Un fournisseur à taille humaine

Autre nouveauté, chez COCITER, le capital s’est ouvert à d’autres actionnaires qui partagent les mêmes valeurs que les coopératives citoyennes. W.Alter – anciennement, la SOWECSOM, c’est-à-dire la Société wallonne d’économie sociale de la Région wallonne -, la Fondation pour les Générations futures et les Cercles des Naturalistes de Belgiques se sont engagés aux côtés de COCITER.

« C’est un geste fort de leur part, se réjouit Mario. Nos objectifs et nos valeurs sont les mêmes : réappropriation des biens communs, lutte contre les dérèglements climatiques et protection de la biodiversité, gouvernance démocratique, consommation responsable. Leur adhésion, au-delà du soutien financier apporté, représente surtout, pour nous, un bel encouragement. C’est aussi une reconnaissance du travail effectué jour après jour, avec enthousiasme, par les équipes de terrain. »

Les équipes de terrains, parlons-en. La plupart des coopératives citoyennes fonctionnent grâce à des équipes de bénévoles. Mais elles se professionnalisent au fur et à mesure de leur développement et, dès qu’elles le peuvent, elles engagent du personnel salarié. Quant à COCITER, il emploie actuellement six personnes, soit trois « équivalents temps plein » (ETP) et demi. Une structure encore modeste donc, mais qui s’étoffe d’année en année.

« Notre taille nous permet d’être proches et à l’écoute des clients, aime à souligner Mario Heukemes. Quand un client téléphone, ce n’est pas un robot qui l’accueille en lui demandant de taper 1 ou 2… C’est Fabienne ou Guido qui répondent et le dialogue est toujours chaleureux. Nous tenons à cette spécificité de fournisseur à taille humaine.
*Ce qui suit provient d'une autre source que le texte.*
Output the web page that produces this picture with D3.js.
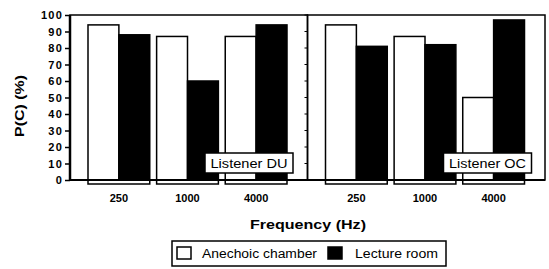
<!DOCTYPE html>
<html>
<head>
<meta charset="utf-8">
<script src="https://cdn.jsdelivr.net/npm/d3@7"></script>
<style>
  body { margin: 0; background: #fff; }
  text { font-family: "Liberation Sans", Arial, sans-serif; fill: #000; }
</style>
</head>
<body>
<svg id="chart" width="549" height="269"></svg>
<script>
// data
var frequencies = ["250", "1000", "4000"];
var listeners = ["Listener DU", "Listener OC"];
var series = ["Anechoic chamber", "Lecture room"];
var anechoic = [[94, 87, 87], [94, 87, 50]];
var lecture = [[88, 60, 94], [81, 82, 97]];
var yTicks = [0, 10, 20, 30, 40, 50, 60, 70, 80, 90, 100];

var svg = d3.select("#chart");
var colors = d3.scaleOrdinal().domain(series).range(["#fff", "#000"]);

var panelX = d3.scaleBand().domain(listeners).range([70, 545]);
var groupX = d3.scaleBand().domain(frequencies).range([18, 217]).paddingInner(0.1);
var barX = d3.scaleBand().domain(series).range([0, groupX.bandwidth()]);
var y = d3.scaleLinear().domain([0, 100]).range([180, 15]);

// y axis
var yAxis = svg.append("g")
    .attr("transform", "translate(70,0)")
    .call(d3.axisLeft(y).tickValues(yTicks).tickSize(5).tickPadding(3));
yAxis.select(".domain").remove();
yAxis.selectAll("text")
    .attr("font-size", 11)
    .attr("font-weight", "bold")
    .attr("dx", 1)
    .style("letter-spacing", "1.2px");
yAxis.selectAll("line").attr("stroke-width", 1.5);

svg.append("text")
    .attr("transform", "translate(24,106) rotate(-90)")
    .attr("text-anchor", "middle")
    .attr("font-size", 13)
    .attr("font-weight", "bold")
    .attr("textLength", 62)
    .attr("lengthAdjust", "spacingAndGlyphs")
    .text("P(C) (%)");

listeners.forEach(function (name, p) {
    var g = svg.append("g").attr("transform", "translate(" + panelX(name) + ",0)");
    var w = panelX.bandwidth();

    // bars
    frequencies.forEach(function (f, i) {
        var vals = [anechoic[p][i], lecture[p][i]];
        g.selectAll(null)
            .data(series.map(function (s, k) { return { s: s, v: vals[k] }; }))
            .enter().append("rect")
            .attr("x", function (d) { return groupX(f) + barX(d.s); })
            .attr("y", function (d) { return y(d.v); })
            .attr("width", barX.bandwidth())
            .attr("height", function (d) { return y(0) - y(d.v); })
            .attr("fill", function (d) { return colors(d.s); })
            .attr("stroke", "#000")
            .attr("stroke-width", 1.5);

        // bracket under each group
        var x0 = groupX(f), x1 = groupX(f) + groupX.bandwidth();
        g.append("path")
            .attr("d", "M" + x0 + "," + (y(0) + 1) + "V" + (y(0) + 4) + "H" + x1 + "V" + (y(0) + 1))
            .attr("fill", "none")
            .attr("stroke", "#000")
            .attr("stroke-width", 1.5);

        g.append("text")
            .attr("x", groupX(f) + groupX.bandwidth() / 2)
            .attr("y", 202)
            .attr("text-anchor", "middle")
            .attr("font-size", 11)
            .attr("font-weight", "bold")
            .text(f);
    });

    // panel frame
    g.append("rect")
        .attr("x", 0).attr("y", y(100))
        .attr("width", w).attr("height", y(0) - y(100))
        .attr("fill", "none")
        .attr("stroke", "#000")
        .attr("stroke-width", 1.5);

    if (p > 0) {
        g.selectAll(null).data(yTicks).enter().append("line")
            .attr("x1", -3).attr("x2", 0)
            .attr("y1", function (d) { return y(d); })
            .attr("y2", function (d) { return y(d); })
            .attr("stroke", "#000");
    }

    // listener label
    var lx = p === 0 ? 135 : 136;
    var lb = g.append("g").attr("transform", "translate(" + lx + ",153)");
    lb.append("rect")
        .attr("width", 88).attr("height", 20)
        .attr("fill", "#fff").attr("stroke", "#000").attr("stroke-width", 1.5);
    lb.append("text")
        .attr("x", 44).attr("y", 15)
        .attr("text-anchor", "middle")
        .attr("font-size", 12)
        .attr("textLength", 77)
        .attr("lengthAdjust", "spacingAndGlyphs")
        .text(name);
});

// left axis and baseline drawn thicker
svg.append("line")
    .attr("x1", 70).attr("x2", 70)
    .attr("y1", y(100)).attr("y2", y(0))
    .attr("stroke", "#000").attr("stroke-width", 2.5);
svg.append("line")
    .attr("x1", 70).attr("x2", 545)
    .attr("y1", y(0)).attr("y2", y(0))
    .attr("stroke", "#000").attr("stroke-width", 2);

svg.append("text")
    .attr("x", 308).attr("y", 229)
    .attr("text-anchor", "middle")
    .attr("font-size", 13)
    .attr("font-weight", "bold")
    .attr("textLength", 116)
    .attr("lengthAdjust", "spacingAndGlyphs")
    .text("Frequency (Hz)");

// legend
var legend = svg.append("g").attr("transform", "translate(172,241)");
legend.append("rect")
    .attr("width", 274).attr("height", 25)
    .attr("fill", "#fff").attr("stroke", "#000").attr("stroke-width", 1.5);
var items = legend.selectAll("g.item")
    .data(series)
    .enter().append("g")
    .attr("class", "item")
    .attr("transform", function (d, i) { return "translate(" + (i === 0 ? 5 : 156) + ",6)"; });
items.append("rect")
    .attr("width", 14).attr("height", 12)
    .attr("fill", function (d) { return colors(d); })
    .attr("stroke", "#000").attr("stroke-width", 1.5);
items.append("text")
    .attr("x", function (d, i) { return i === 0 ? 25 : 27; })
    .attr("y", 11)
    .attr("font-size", 12)
    .attr("textLength", function (d, i) { return i === 0 ? 115 : 83; })
    .attr("lengthAdjust", "spacingAndGlyphs")
    .text(function (d) { return d; });
</script>
</body>
</html>
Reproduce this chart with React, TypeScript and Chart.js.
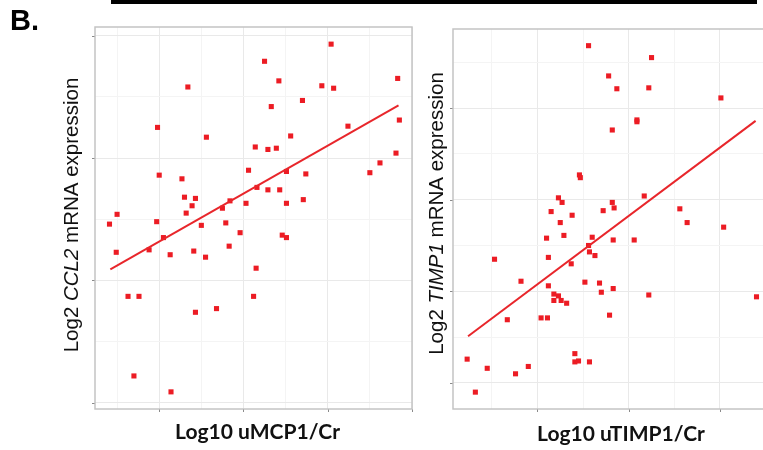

Nos clients ne sont pas juste des « clients », ils participent avec nous au circuit court de l’électricité, nous sommes co-responsables de COCITER. Ça, c’est le cœur de notre projet coopératif : remettre le citoyen au centre de l’activité économique, lui redonner du pouvoir et de la responsabilité. »

Une gouvernance partagée et solidaire

COCITER est une coopérative rassemblant treize coopératives citoyennes wallonnes qui produisent de l’électricité verte. Ce sont donc les coopérateurs de ces coopératives qui sont propriétaires de leur fournisseur. Ce modèle économique permet de garantir un prix juste pour les clients. Quant à la gouvernance interne de COCITER, elle se veut participative.

« Chaque coopérative associée, explique Mario, participe aux décisions et aux orientations stratégiques de la société. Quelle que soit sa taille et l’avancement de ses projets de production, quel que soit son apport financier à la structure commune, chacune a la possibilité de participer aux discussions au sein des instances de décisions. Le principe d’organisation en cercles permet à celles et ceux qui le souhaitent de s’investir dans un ou plusieurs aspects de la gestion qui lui tiennent à cœur. C’est un modèle exigeant mais qui permet à tous les associés de trouver leur place dans le fonctionnement de la société. »

La crise du Covid-19 nous l’a rappelé, parfois douloureusement : notre modèle économique et social a trop longtemps négligé l’humain et le collectif. Deux valeurs qui fondent COCITER, fournisseur atypique, bien en phase donc avec la société résiliente dont nous avons besoin.